The rainy day funds were opened up to help pay for personal protective equipment (PPE) and other medical equipment needed to help fight the coronavirus, as well as prepare for more cases in the future, as well as help fund support for vulnerable populations in California.
Governor Newsom’s proclamation grants that about half the reserves of California’s Budget Stabilization Account can be sent to the General Fund for the 2020-2021 budget. The proclamation also stops any funds from going from the General Fund to the Stabilization Account in turn for an entire year. In all, up to about $8 billion in total can now be moved to the General Fund under a legislative bill.

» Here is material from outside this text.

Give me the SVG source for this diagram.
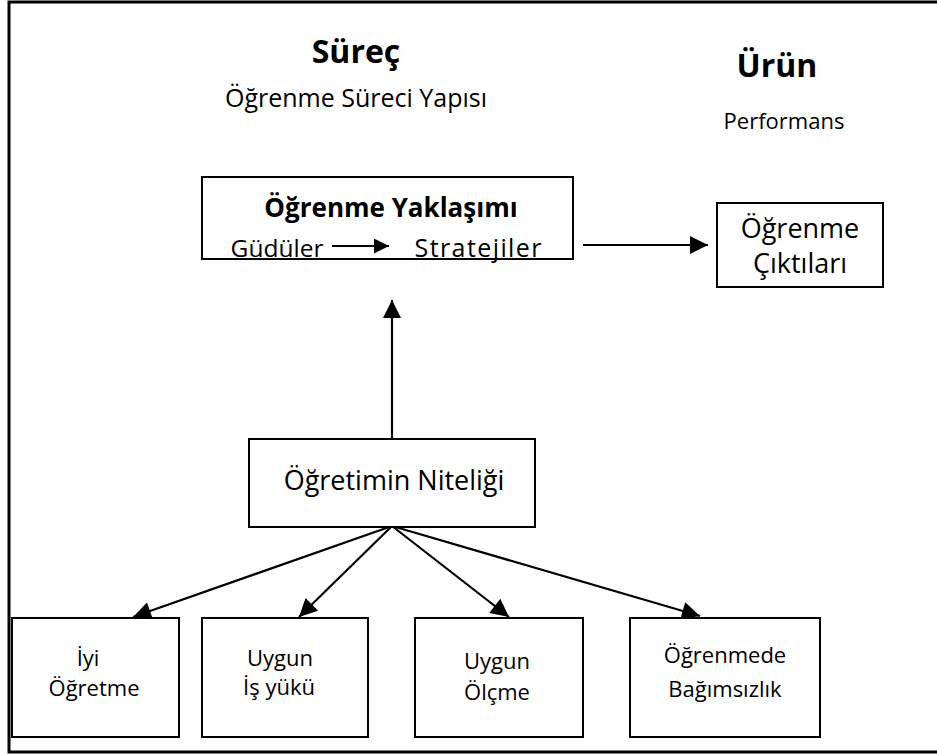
<svg xmlns="http://www.w3.org/2000/svg" width="937" height="754" viewBox="0 0 937 754">
  <defs>
    <marker id="head" viewBox="0 0 10 10" refX="10" refY="5" markerWidth="22" markerHeight="15" markerUnits="userSpaceOnUse" orient="auto">
      <path d="M0,0 L10,5 L0,10 Z" fill="#000"/>
    </marker>
    <marker id="headL" viewBox="0 0 10 10" refX="10" refY="5" markerWidth="22" markerHeight="18" markerUnits="userSpaceOnUse" orient="auto">
      <path d="M0,0 L10,5 L0,10 Z" fill="#000"/>
    </marker>
  </defs>
  <style>
    text { font-family: "Open Sans", "DejaVu Sans", sans-serif; fill: #000; text-anchor: middle; }
    .box { fill: #fff; stroke: #000; stroke-width: 2; }
    .edge { fill: none; stroke: #000; stroke-width: 2.2; }
    .title { font-weight: bold; font-size: 32px; }
    .sub { font-size: 25px; }
    .node { font-size: 27px; }
    .small { font-size: 22px; }
  </style>
  <rect width="937" height="754" fill="#fff"/>
  <!-- outer frame, open on the right -->
  <path d="M940,2 L9,2 L9,752 L940,752" fill="none" stroke="#000" stroke-width="3"/>

  <!-- column headings -->
  <g id="heading-process">
    <text class="title" x="356" y="63">Süreç</text>
    <text class="sub" x="356" y="107" font-size="26">Öğrenme Süreci Yapısı</text>
  </g>
  <g id="heading-product">
    <text class="title" x="777" y="77">Ürün</text>
    <text x="784" y="129" font-size="22">Performans</text>
  </g>

  <g id="connectors">
    <line class="edge" x1="583" y1="245" x2="708" y2="245" marker-end="url(#headL)"/>
    <line class="edge" x1="392" y1="439" x2="392" y2="300" marker-end="url(#headL)"/>
    <line class="edge" x1="392" y1="526" x2="133" y2="617" marker-end="url(#headL)"/>
    <line class="edge" x1="392" y1="526" x2="299" y2="617" marker-end="url(#headL)"/>
    <line class="edge" x1="392" y1="526" x2="509" y2="617" marker-end="url(#headL)"/>
    <line class="edge" x1="392" y1="526" x2="700" y2="616" marker-end="url(#headL)"/>
  </g>

  <g id="learning-approach">
    <rect class="box" x="202" y="177" width="371" height="82"/>
    <text x="391" y="217" font-size="26" font-weight="bold">Öğrenme Yaklaşımı</text>
    <text x="277" y="257" font-size="24.5">Güdüler</text>
    <line class="edge" x1="332" y1="246" x2="389" y2="246" marker-end="url(#head)"/>
    <text class="sub" x="478" y="257" textLength="127">Stratejiler</text>
  </g>

  <g id="learning-outcomes">
    <rect class="box" x="717" y="203" width="166" height="84"/>
    <text class="node" x="800" y="238">Öğrenme</text>
    <text class="node" x="800" y="273">Çıktıları</text>
  </g>

  <g id="teaching-quality">
    <rect class="box" x="249" y="439" width="286" height="88"/>
    <text class="node" x="394" y="490" font-size="28.5">Öğretimin Niteliği</text>
  </g>

  <g id="good-teaching">
    <rect class="box" x="12" y="618" width="167" height="119"/>
    <text class="small" x="88" y="666">İyi</text>
    <text class="small" x="94" y="696">Öğretme</text>
  </g>

  <g id="appropriate-workload">
    <rect class="box" x="202" y="618" width="166" height="119"/>
    <text class="small" x="280" y="666">Uygun</text>
    <text class="small" x="279" y="695">İş yükü</text>
  </g>

  <g id="appropriate-assessment">
    <rect class="box" x="415" y="618" width="168" height="119"/>
    <text class="small" x="497" y="669">Uygun</text>
    <text class="small" x="497" y="700">Ölçme</text>
  </g>

  <g id="independence">
    <rect class="box" x="630" y="618" width="190" height="119"/>
    <text class="small" x="725" y="663">Öğrenmede</text>
    <text class="small" x="725" y="697">Bağımsızlık</text>
  </g>
</svg>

When he announced the budget emergency on Thursday, Governor Newsom noted that the state still not doing enough to address the growing number of coronavirus cases in California. The Governor also noted that the pandemic is not close to being over.
“We are still in the first wave of this pandemic; we are not in the second wave,” said Governor Newsom.
Despite a state of emergency still being active and an approved budget awaiting finalization, the proclamation showed that lawmakers are still piecing together a final budget despite the next fiscal year beginning in less than a week. The formal budget deadline was June 15.
“A budget compromise is not easy,” said fiscal advisor Edward Malley, who has assisted several cities in California, Arizona, and New Mexico with budgets. “And opening up these funds was obviously a big chip to play in giving what was needed. California is most likely cutting things too, and this helps many programs stay alive.”
“And all of these resources they need, they’re coming from this block of funding that is the emergency fund.”
“Right now, they really need it. And they don’t want to cut those programs people need to get out of this intact.”
State lawmakers on Thursday generally agreed with the assessment.
“Learning from lessons of the last recession, it’s important that we don’t cut programs that our residents rely more heavily on during economic downturns,” noted Senator Holly Mitchell (D-Los Angeles).
In addition to the proclamation on Thursday, Governor Newsom gave praise to businesses that were delaying re-openings in favor of public health, most notably the delay of the re-opening of Disneyland, whose original reopening had been scheduled for later next month.
With the additional funds now available, both the Senate and Assembly are expected to vote on the revised budget plan by Friday for the Governor’s approval.